Do you want to be remembered for a long time? This new data storage tech can preserve information about you for as long as 1,000 years. It stores binary data in the form of metal nanodots placed on a silicon wafer, which is then sealed. The data can be read wirelessly. The researchers who created the storage tested it under artificial conditions, and it did last for a millennium.
team of Japanese researchers at the Kobe University has created, what we can call, an ‘eternal storage’ that’s capable of holding data safely for 1,000 years.
A Nikkei Technology post says the storage tech was announced at the ISSCC 2017 by the group led by Makoto Nagata and Noriyuki Miura. It involves metal nanodots placed at specific locations on a silicon wafer, arranged in a grid fashion and depicting binary 0 and 1 depending on their position.
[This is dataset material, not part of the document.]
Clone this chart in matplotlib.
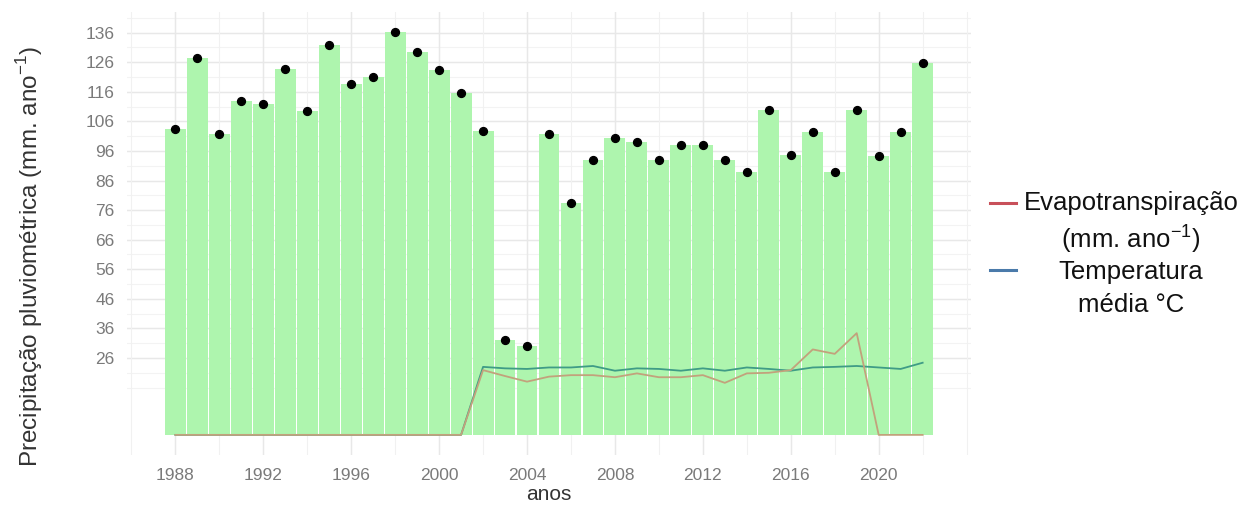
import matplotlib
matplotlib.use("Agg")
import matplotlib.pyplot as plt
from matplotlib.lines import Line2D
import numpy as np

plt.rcParams['font.family'] = ['Liberation Sans', 'DejaVu Sans']
plt.rcParams['mathtext.fontset'] = 'custom'
plt.rcParams['mathtext.rm'] = 'Liberation Sans'

# dados
anos = list(range(1988, 2023))
precipitacao = [103.3, 127.6, 101.8, 112.8, 111.8, 123.7, 109.5, 131.9, 118.6, 121.0,
                136.2, 129.5, 123.3, 115.7, 102.8, 32.0, 30.0, 101.8, 78.5, 92.8,
                100.3, 99.0, 92.8, 97.9, 97.9, 92.8, 89.0, 110.0, 94.8, 102.3,
                89.0, 110.0, 94.2, 102.3, 125.7]
temperatura = [0] * 14 + [23.0, 22.5, 22.3, 22.8, 22.8, 23.3, 21.7, 22.5, 22.3, 21.7,
                          22.5, 21.7, 22.8, 22.3, 21.7, 22.8, 23.0, 23.3, 22.8, 22.3, 24.4]
evapotranspiracao = [0] * 14 + [21.9, 19.9, 18.0, 19.7, 20.2, 20.2, 19.5, 20.8, 19.5, 19.5,
                                20.2, 17.6, 20.8, 21.0, 21.9, 28.9, 27.4, 34.4, 0, 0, 0]

y_breaks = list(range(26, 137, 10))
x_breaks = list(range(1988, 2021, 4))
sup = r'$^{\mathregular{-1}}$'

fig = plt.figure(figsize=(12.58, 5.07), dpi=100)
ax = fig.add_axes([127 / 1258, 1 - 455 / 507, 844 / 1258, 443 / 507])

# grade estilo theme_minimal
for v in np.arange(16, 142, 5):
    ax.axhline(v, color='#f3f3f3', lw=0.8, zorder=0)
for v in y_breaks:
    ax.axhline(v, color='#e8e8e8', lw=1.0, zorder=0)
for v in range(1986, 2025, 2):
    ax.axvline(v, color='#f1f1f1', lw=0.8, zorder=0)
for v in x_breaks:
    ax.axvline(v, color='#e8e8e8', lw=1.0, zorder=0)

ax.bar(anos, precipitacao, width=0.95, color='#aef5ae', zorder=2)
ax.scatter(anos, precipitacao, s=32, color='black', zorder=5)

ax.plot(anos, temperatura, color='#3f9c86', lw=1.3, zorder=3)
ax.plot(anos, evapotranspiracao, color='#c2a27c', lw=1.3, zorder=4)

ax.set_xlim(1985.8, 2024.2)
ax.set_ylim(-6.8, 143)
ax.set_yticks(y_breaks)
ax.set_xticks(x_breaks)
ax.tick_params(length=0, labelsize=12.5, labelcolor='#7a7a7a', pad=9)
for s in ax.spines.values():
    s.set_visible(False)

ax.set_xlabel('anos', fontsize=15, color='#333333', labelpad=2)
ax.set_ylabel('Precipitação pluviométrica (mm. ano' + sup + ')', fontsize=17.5,
              color='#333333')
ax.yaxis.set_label_coords(-0.097, 0.447)

# legenda desenhada a mao
fig.add_artist(Line2D([990 / 1258, 1016 / 1258], [1 - 203 / 507, 1 - 203 / 507],
                      color='#c8505a', lw=2.2))
fig.add_artist(Line2D([990 / 1258, 1016 / 1258], [1 - 270 / 507, 1 - 270 / 507],
                      color='#4a7aaa', lw=2.2))
fig.text(1131 / 1258, 1 - 203 / 507, 'Evapotranspiração', fontsize=18.5, ha='center',
         va='center', color='#111111')
fig.text(1131 / 1258, 1 - 239 / 507, '(mm. ano' + sup + ')', fontsize=18.5,
         ha='center', va='center', color='#111111')
fig.text(1131 / 1258, 1 - 272 / 507, 'Temperatura', fontsize=18.5, ha='center',
         va='center', color='#111111')
fig.text(1131 / 1258, 1 - 305 / 507, 'média °C', fontsize=18.5, ha='center',
         va='center', color='#111111')

fig.savefig('out.png', dpi=100)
After placing the metal nanodots on the silicon wafer, it can be sealed using an insulating material. The data present on the silicon wafer can be read without any physical interaction by wirelessly transmitting power to the wafer to access the information.
It is possible to stack multiple layers of silicon wafers, thus, increasing the amount of data per square unit of area. The team created a test chip with four recording layers using an 180nm CMOS fabrication process. It enables a density of 10 gigabits per square inch.
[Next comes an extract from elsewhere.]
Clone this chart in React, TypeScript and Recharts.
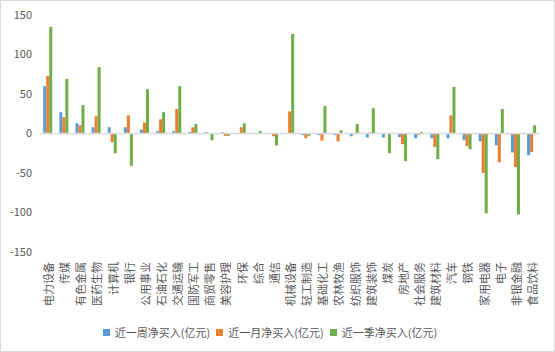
import React from 'react';
import { BarChart, Bar, XAxis, YAxis, Legend, ReferenceLine } from 'recharts';

const categories = ['电力设备','传媒','有色金属','医药生物','计算机','银行','公用事业','石油石化','交通运输','国防军工','商贸零售','美容护理','环保','综合','通信','机械设备','轻工制造','基础化工','农林牧渔','纺织服饰','建筑装饰','煤炭','房地产','社会服务','建筑材料','汽车','钢铁','家用电器','电子','非银金融','食品饮料'];
const weekValues = [60,27,13,8,8,8,5,3,3,2,1.5,1.5,0,0,0,0,-2,-2,-2,-3.5,-5,-5,-4.5,-6,-6,-6,-8.5,-10,-15,-24,-27.5];
const monthValues = [73,20.5,10.5,22,-11,23,14,18,31,8,0,-3,8,0,-3.5,28,-6,-9,-10,0,1.5,0,-13.5,-2,-17,23,-16,-50,-36.5,-42.5,-23.5];
const quarterValues = [135,69,36,84,-25,-41,56,27,60,12,-8.5,-3,13,3,-15,126,-3,35,4,12,32,-25,-35,2,-32.5,59,-20,-101,31,-102.5,10.5];
const yTicks = [-150,-100,-50,0,50,100,150];
const seriesNames = ['近一周净买入(亿元)','近一月净买入(亿元)','近一季净买入(亿元)'];
const seriesColors = ['#5b9bd5','#ed7d31','#70ad47'];

const data = categories.map((c, i) => ({ name: c, week: weekValues[i], month: monthValues[i], quarter: quarterValues[i] }));

const FONT = '"Noto Sans CJK SC", "Noto Sans", sans-serif';

const XTick = (props: any) => {
  const { x, payload } = props;
  const y = 262;
  return (
    <text x={x} y={y} transform={`rotate(-90, ${x}, ${y})`} textAnchor="end" dominantBaseline="central" fontSize={11} fill="#595959" fontFamily={FONT}>
      {payload.value}
    </text>
  );
};

const LegendContent = () => (
  <div style={{ display: 'flex', justifyContent: 'center', alignItems: 'center', fontSize: 11, fontFamily: FONT, color: '#595959', height: 20 }}>
    {seriesNames.map((n, i) => (
      <div key={n} style={{ display: 'flex', alignItems: 'center', marginRight: i < 2 ? 6 : 0 }}>
        <span style={{ display: 'inline-block', width: 7, height: 7, background: seriesColors[i], marginRight: 5 }} />
        <span>{n}</span>
      </div>
    ))}
  </div>
);

export default function App() {
  return (
    <div style={{ position: 'absolute', left: 0, top: 0, width: 555, height: 352, background: '#fff' }}>
      <BarChart width={555} height={352} data={data} margin={{ top: 15, right: 15, left: 0, bottom: 10 }} barCategoryGap="20%" barGap={0}>
        <XAxis dataKey="name" axisLine={false} tickLine={false} interval={0} height={70} tick={<XTick />} />
        <YAxis domain={[-150, 150]} ticks={yTicks} axisLine={false} tickLine={false} width={40} tick={{ fontSize: 11, fill: '#595959', fontFamily: FONT }} />
        <ReferenceLine y={0} stroke="#d9d9d9" strokeWidth={1.5} />
        <Bar dataKey="week" name={seriesNames[0]} fill={seriesColors[0]} isAnimationActive={false} />
        <Bar dataKey="month" name={seriesNames[1]} fill={seriesColors[1]} isAnimationActive={false} />
        <Bar dataKey="quarter" name={seriesNames[2]} fill={seriesColors[2]} isAnimationActive={false} />
        <Legend verticalAlign="bottom" height={20} content={<LegendContent />} />
      </BarChart>
      <div style={{ position: 'absolute', left: 0, top: 0, width: 555, height: 352, boxSizing: 'border-box', border: '1px solid #d9d9d9', pointerEvents: 'none' }} />
    </div>
  );
}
However, with modern fabrication processes, more memory can be stuffed. A density of 1 Tb per square inch is possible in the case of the 14nm process. That’s equivalent to the hard drives we use in our daily lives.
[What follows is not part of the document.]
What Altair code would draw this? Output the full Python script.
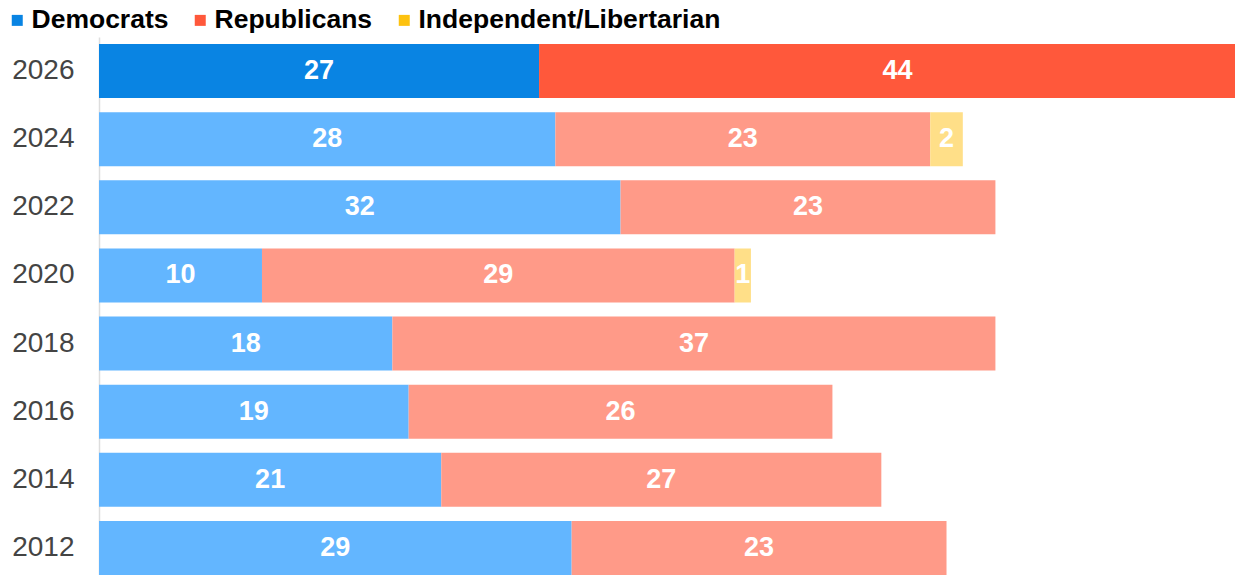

The researchers predict that their data storage tech can last for 1,000 years. Well, nobody would be able to live that long. But the researchers showed the real potential of their storage by creating an artificial test environment.
Using necessary pressure and stress, they were able to reduce one year of the human calendar down to an hour. So, thousand years were equivalent to 1000 hours. They were to read the data off the chip after 1000 years.
With all the excitement and fascination for the eternal storage, one thing that isn’t pleasing at the moment is the data reading speed. It is currently limited to 40Kbps. But, we can expect an increase with time, as it would be the case of the chip’s storage density.